To be done :: Below are entries. Reproduce exactly the lines between the line holding "Emit a component" and the line holding "Serif', 'Times New", inclusive, and only those.

## start Data shown

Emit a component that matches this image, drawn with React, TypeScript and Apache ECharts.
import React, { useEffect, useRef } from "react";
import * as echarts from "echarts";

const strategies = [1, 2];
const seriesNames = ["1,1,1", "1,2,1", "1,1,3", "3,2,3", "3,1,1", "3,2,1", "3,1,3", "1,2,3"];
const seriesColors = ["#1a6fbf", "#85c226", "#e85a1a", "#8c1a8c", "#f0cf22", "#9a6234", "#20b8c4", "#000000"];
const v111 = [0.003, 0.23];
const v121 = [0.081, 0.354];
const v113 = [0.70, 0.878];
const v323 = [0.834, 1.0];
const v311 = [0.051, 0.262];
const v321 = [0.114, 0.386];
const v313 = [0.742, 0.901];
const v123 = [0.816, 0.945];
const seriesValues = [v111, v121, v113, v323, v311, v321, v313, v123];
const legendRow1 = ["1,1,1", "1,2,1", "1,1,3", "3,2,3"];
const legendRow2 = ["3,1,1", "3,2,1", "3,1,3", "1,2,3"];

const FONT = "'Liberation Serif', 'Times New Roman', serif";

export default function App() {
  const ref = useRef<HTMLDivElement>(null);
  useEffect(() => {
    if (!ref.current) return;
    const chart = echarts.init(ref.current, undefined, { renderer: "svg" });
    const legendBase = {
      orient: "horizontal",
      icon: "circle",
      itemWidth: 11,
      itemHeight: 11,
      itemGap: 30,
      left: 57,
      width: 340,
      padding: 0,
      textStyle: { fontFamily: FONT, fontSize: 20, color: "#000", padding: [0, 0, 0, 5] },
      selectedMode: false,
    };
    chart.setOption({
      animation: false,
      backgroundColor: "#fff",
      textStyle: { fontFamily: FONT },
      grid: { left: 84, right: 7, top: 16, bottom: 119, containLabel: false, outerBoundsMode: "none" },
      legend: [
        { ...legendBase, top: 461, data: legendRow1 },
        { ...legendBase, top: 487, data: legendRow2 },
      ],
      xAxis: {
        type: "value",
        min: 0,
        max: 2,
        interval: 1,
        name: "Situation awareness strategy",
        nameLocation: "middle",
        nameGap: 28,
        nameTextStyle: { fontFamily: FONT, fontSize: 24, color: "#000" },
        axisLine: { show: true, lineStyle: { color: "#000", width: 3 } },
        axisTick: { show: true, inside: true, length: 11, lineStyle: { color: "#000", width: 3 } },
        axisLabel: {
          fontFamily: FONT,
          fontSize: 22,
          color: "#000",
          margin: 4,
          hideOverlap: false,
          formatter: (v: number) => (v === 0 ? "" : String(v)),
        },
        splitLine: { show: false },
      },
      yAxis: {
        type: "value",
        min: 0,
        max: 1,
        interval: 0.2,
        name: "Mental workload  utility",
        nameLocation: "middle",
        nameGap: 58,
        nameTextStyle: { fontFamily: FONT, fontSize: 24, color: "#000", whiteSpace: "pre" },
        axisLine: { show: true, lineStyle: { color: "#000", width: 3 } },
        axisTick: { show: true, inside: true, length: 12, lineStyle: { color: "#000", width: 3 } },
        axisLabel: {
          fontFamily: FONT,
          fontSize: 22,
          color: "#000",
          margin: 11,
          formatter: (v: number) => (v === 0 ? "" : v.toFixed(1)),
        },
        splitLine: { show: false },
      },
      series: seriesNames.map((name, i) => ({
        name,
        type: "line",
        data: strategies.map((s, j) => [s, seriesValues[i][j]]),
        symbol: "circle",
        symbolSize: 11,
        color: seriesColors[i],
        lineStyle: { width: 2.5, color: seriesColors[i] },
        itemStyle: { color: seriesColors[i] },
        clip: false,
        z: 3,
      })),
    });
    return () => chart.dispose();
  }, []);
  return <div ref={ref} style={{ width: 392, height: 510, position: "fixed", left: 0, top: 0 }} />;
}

## end Data shown
## start Data shown

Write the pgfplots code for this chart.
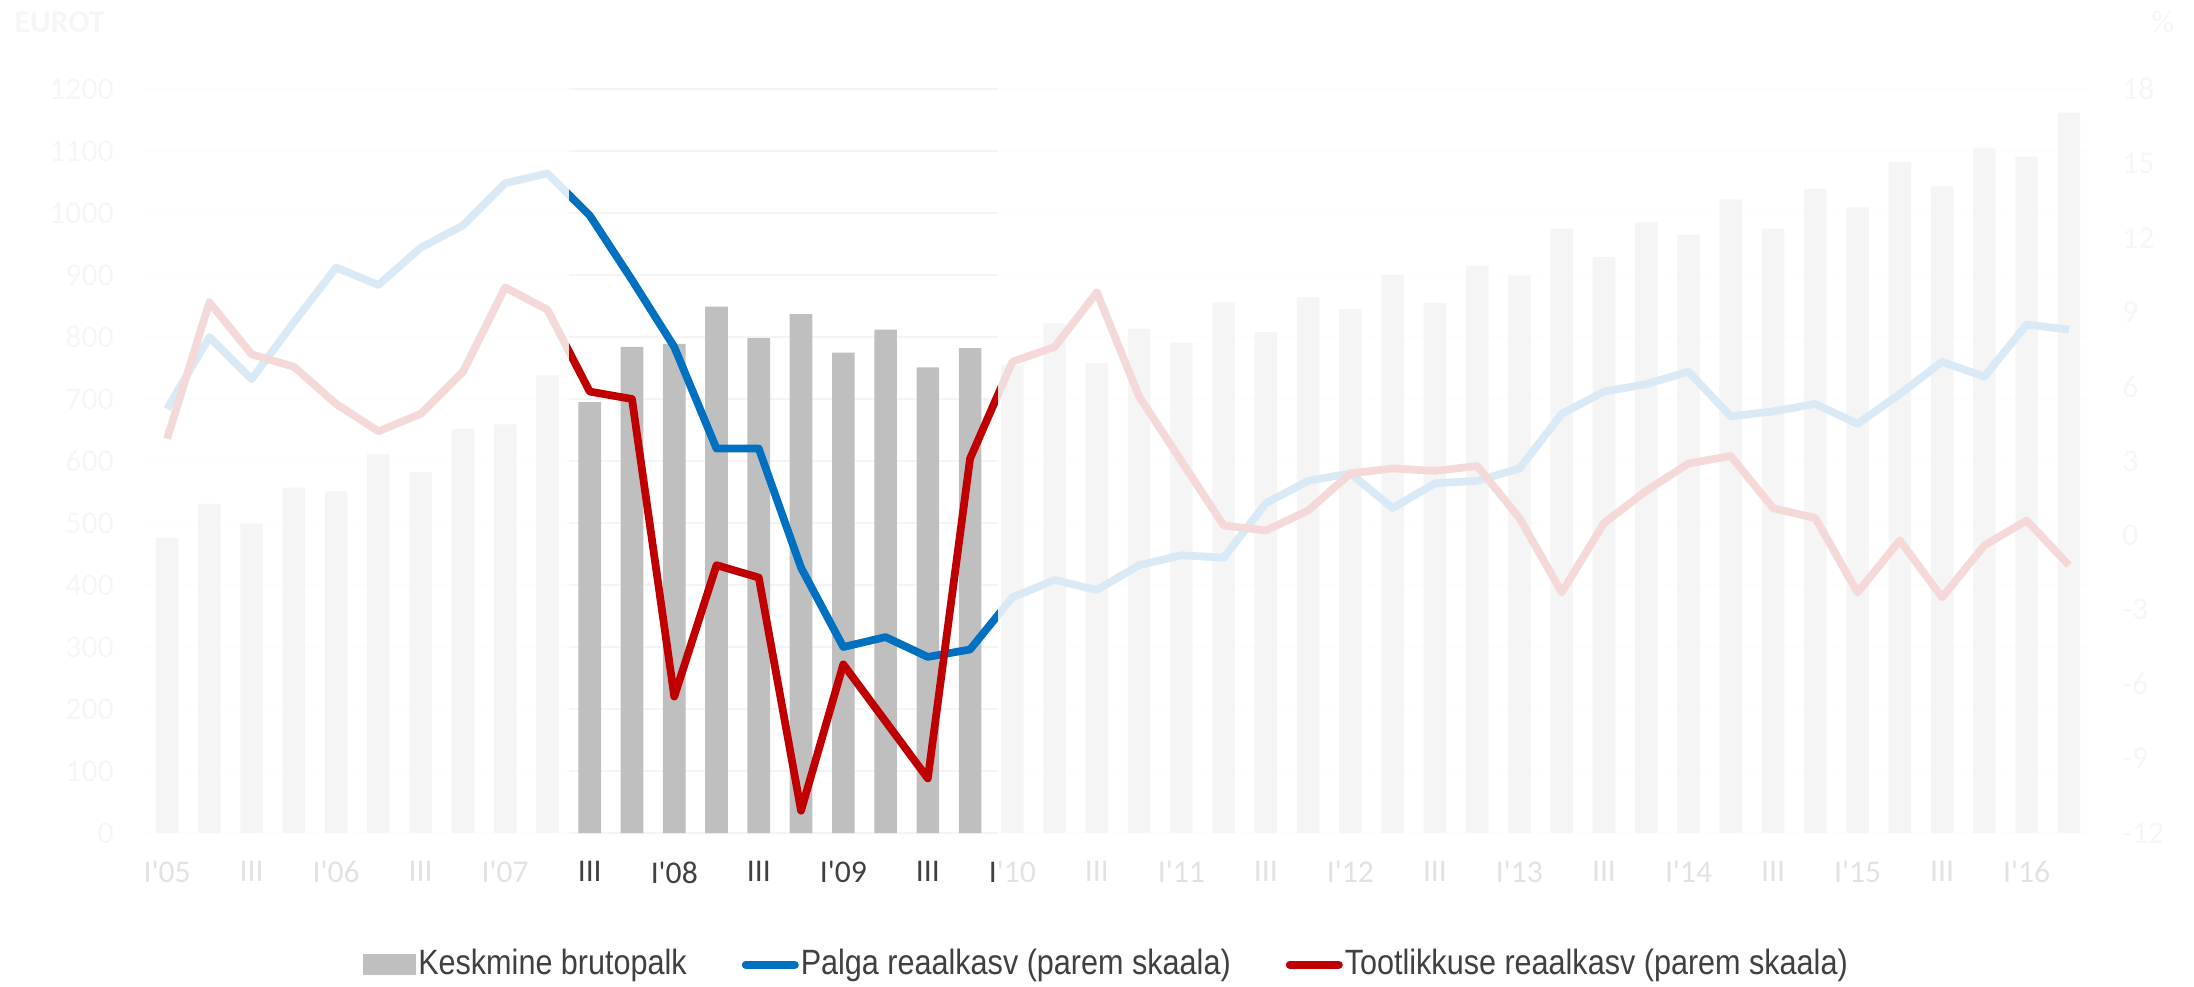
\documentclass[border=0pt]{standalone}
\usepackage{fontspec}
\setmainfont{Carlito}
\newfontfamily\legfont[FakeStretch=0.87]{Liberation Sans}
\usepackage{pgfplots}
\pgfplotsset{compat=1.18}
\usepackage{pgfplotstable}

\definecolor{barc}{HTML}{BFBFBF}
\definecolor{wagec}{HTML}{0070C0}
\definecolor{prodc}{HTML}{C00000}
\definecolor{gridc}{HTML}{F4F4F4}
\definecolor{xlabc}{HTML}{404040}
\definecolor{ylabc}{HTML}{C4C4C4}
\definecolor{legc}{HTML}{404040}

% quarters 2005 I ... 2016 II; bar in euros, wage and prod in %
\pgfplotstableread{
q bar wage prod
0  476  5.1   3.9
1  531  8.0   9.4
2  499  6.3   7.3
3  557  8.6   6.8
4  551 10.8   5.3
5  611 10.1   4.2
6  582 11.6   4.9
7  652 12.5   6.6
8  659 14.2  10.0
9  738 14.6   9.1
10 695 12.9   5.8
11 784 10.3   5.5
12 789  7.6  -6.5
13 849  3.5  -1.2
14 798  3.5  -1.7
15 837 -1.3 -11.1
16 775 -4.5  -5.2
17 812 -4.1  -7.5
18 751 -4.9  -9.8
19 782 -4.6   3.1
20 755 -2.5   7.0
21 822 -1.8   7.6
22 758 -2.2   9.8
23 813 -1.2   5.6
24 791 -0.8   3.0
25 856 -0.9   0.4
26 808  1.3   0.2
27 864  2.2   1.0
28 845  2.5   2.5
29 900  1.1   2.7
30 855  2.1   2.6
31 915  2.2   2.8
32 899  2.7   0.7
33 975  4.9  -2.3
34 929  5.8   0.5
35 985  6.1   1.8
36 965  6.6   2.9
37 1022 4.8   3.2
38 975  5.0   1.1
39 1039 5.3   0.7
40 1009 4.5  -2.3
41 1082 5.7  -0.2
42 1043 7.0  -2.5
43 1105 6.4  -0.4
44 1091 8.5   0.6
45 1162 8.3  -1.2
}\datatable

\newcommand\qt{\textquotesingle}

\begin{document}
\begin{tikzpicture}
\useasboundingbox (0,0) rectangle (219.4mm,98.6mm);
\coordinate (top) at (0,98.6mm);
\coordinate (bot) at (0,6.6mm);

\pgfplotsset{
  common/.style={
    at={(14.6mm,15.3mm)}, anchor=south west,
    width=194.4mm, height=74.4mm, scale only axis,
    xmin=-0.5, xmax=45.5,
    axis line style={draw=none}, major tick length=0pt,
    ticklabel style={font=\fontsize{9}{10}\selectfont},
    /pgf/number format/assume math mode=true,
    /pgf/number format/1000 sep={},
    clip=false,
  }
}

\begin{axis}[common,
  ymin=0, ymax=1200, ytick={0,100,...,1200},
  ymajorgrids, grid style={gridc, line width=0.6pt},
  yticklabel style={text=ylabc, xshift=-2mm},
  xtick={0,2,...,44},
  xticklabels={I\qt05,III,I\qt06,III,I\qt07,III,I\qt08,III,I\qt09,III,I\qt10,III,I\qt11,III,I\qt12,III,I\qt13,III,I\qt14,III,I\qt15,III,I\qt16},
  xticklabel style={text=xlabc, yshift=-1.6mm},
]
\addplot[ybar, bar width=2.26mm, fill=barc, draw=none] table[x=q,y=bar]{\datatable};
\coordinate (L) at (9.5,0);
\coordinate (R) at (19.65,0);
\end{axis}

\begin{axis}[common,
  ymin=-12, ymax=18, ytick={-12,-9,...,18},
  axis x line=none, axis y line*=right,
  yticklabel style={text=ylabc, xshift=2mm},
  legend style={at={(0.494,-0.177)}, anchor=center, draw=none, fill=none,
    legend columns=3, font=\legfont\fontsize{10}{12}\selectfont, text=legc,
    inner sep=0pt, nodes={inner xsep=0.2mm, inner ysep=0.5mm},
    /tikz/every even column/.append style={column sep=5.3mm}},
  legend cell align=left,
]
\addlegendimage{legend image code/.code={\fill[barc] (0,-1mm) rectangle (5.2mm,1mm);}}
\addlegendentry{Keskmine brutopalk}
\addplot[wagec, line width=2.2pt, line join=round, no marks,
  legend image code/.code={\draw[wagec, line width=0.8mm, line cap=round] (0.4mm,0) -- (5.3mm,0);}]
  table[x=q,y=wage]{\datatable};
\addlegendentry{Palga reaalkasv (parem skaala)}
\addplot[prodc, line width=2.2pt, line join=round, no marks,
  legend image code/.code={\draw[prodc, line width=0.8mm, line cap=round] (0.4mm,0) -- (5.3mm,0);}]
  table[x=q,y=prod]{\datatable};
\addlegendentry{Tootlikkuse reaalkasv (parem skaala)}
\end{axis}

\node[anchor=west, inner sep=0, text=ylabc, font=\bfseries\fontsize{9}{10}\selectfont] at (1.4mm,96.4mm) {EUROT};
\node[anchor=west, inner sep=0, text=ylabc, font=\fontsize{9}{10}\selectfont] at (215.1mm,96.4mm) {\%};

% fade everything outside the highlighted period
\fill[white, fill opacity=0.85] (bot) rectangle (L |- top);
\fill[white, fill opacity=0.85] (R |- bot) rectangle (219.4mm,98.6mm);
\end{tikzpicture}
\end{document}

## end Data shown

Answer ::
Emit a component that matches this image, drawn with React, TypeScript and Apache ECharts.
import React, { useEffect, useRef } from "react";
import * as echarts from "echarts";

const strategies = [1, 2];
const seriesNames = ["1,1,1", "1,2,1", "1,1,3", "3,2,3", "3,1,1", "3,2,1", "3,1,3", "1,2,3"];
const seriesColors = ["#1a6fbf", "#85c226", "#e85a1a", "#8c1a8c", "#f0cf22", "#9a6234", "#20b8c4", "#000000"];
const v111 = [0.003, 0.23];
const v121 = [0.081, 0.354];
const v113 = [0.70, 0.878];
const v323 = [0.834, 1.0];
const v311 = [0.051, 0.262];
const v321 = [0.114, 0.386];
const v313 = [0.742, 0.901];
const v123 = [0.816, 0.945];
const seriesValues = [v111, v121, v113, v323, v311, v321, v313, v123];
const legendRow1 = ["1,1,1", "1,2,1", "1,1,3", "3,2,3"];
const legendRow2 = ["3,1,1", "3,2,1", "3,1,3", "1,2,3"];

const FONT = "'Liberation Serif', 'Times New Roman', serif";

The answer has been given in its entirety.